Teams
Teams in Dynamics 365 provide flexible ways to manage access, share work and support collaboration across services. Teams can help DfE users give users the permissions they need without changing the Business Unit structure.
What Teams are used for
Teams allow groups of users to share ownership of records, inherit shared security roles and work together without needing to move users between Business Units.
- Assign and manage access for groups of users
- Share or own records collectively
- Support cross-service or cross-directorate collaboration
- Simplify onboarding by giving a team security roles rather than each user
Types of Teams
Dynamics 365 includes several types of teams, each working slightly differently.
Owner Teams
Owner Teams can own records. Any security roles assigned to the team give users the same privileges when acting on behalf of the team. This is the typical type of team commonly used.
- Useful for shared work queues
- Can be used to control access across Business Units
- Members inherit the team's security roles
Access Teams
Access Teams provide temporary or flexible access to individual records. They do not own records and do not have security roles.
- Used for collaboration on specific cases or tasks
- Access is record-specific, not system-wide
- Good for ad-hoc or changing groups of users
Azure AD Group Teams
These teams are linked to Microsoft 365 groups. Membership is managed in Azure Active Directory, and Dynamics 365 synchronises the team members automatically.
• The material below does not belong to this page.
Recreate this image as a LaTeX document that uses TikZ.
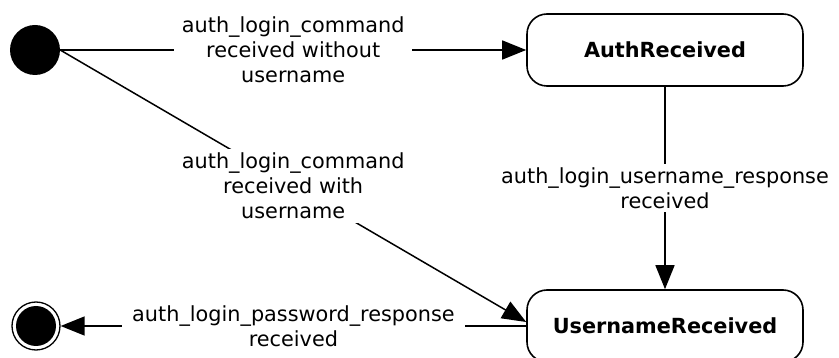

- Ideal for large or frequently changing teams
- Security roles assigned once to the team apply to all group members
- Reduces admin effort in CRM but does cause a reliance on other teams and raising service requests
Owner Teams vs Access Teams
Owner Teams affect record ownership and permissions. Access Teams affect access to specific records only. Choose based on whether shared ownership is needed.
Do's
- Use teams to manage shared workloads rather than copying user permissions individually.
- Assign security roles to teams, not users, whenever possible.
- Use Owner Teams for shared queues or when multiple users manage the same records.
- Use Access Teams for temporary or ad-hoc collaboration.
- Use Azure AD Group Teams for large DfE groups or when membership changes frequently.
Don'ts
- Do not create a new team for every permission scenario - reuse teams where practical.
- Do not rely on access teams for system-wide permissions (they only apply to individual records).
- Do not use teams to patch gaps in a poorly designed Business Unit structure.
- Do not manually maintain membership if an Azure AD group exists - let it sync automatically.
Implications of using Teams
The way you use teams affects security, ownership and how users work together.
- Security: Owner Teams can grant significant access, so assign roles carefully.
- Record ownership: Teams can own records, which affects who can see and update data.
- Collaboration: Teams allow users from multiple Business Units to work together without restructuring.
- Maintenance: Azure AD Group Teams reduce admin overhead and keep access controlled in one place.
Summary
Teams are a flexible and powerful tool in Dynamics 365. Use them to share access, manage workloads and support collaboration across DfE services. Choose the right type of team based on whether you need record ownership, temporary access or automatic membership management.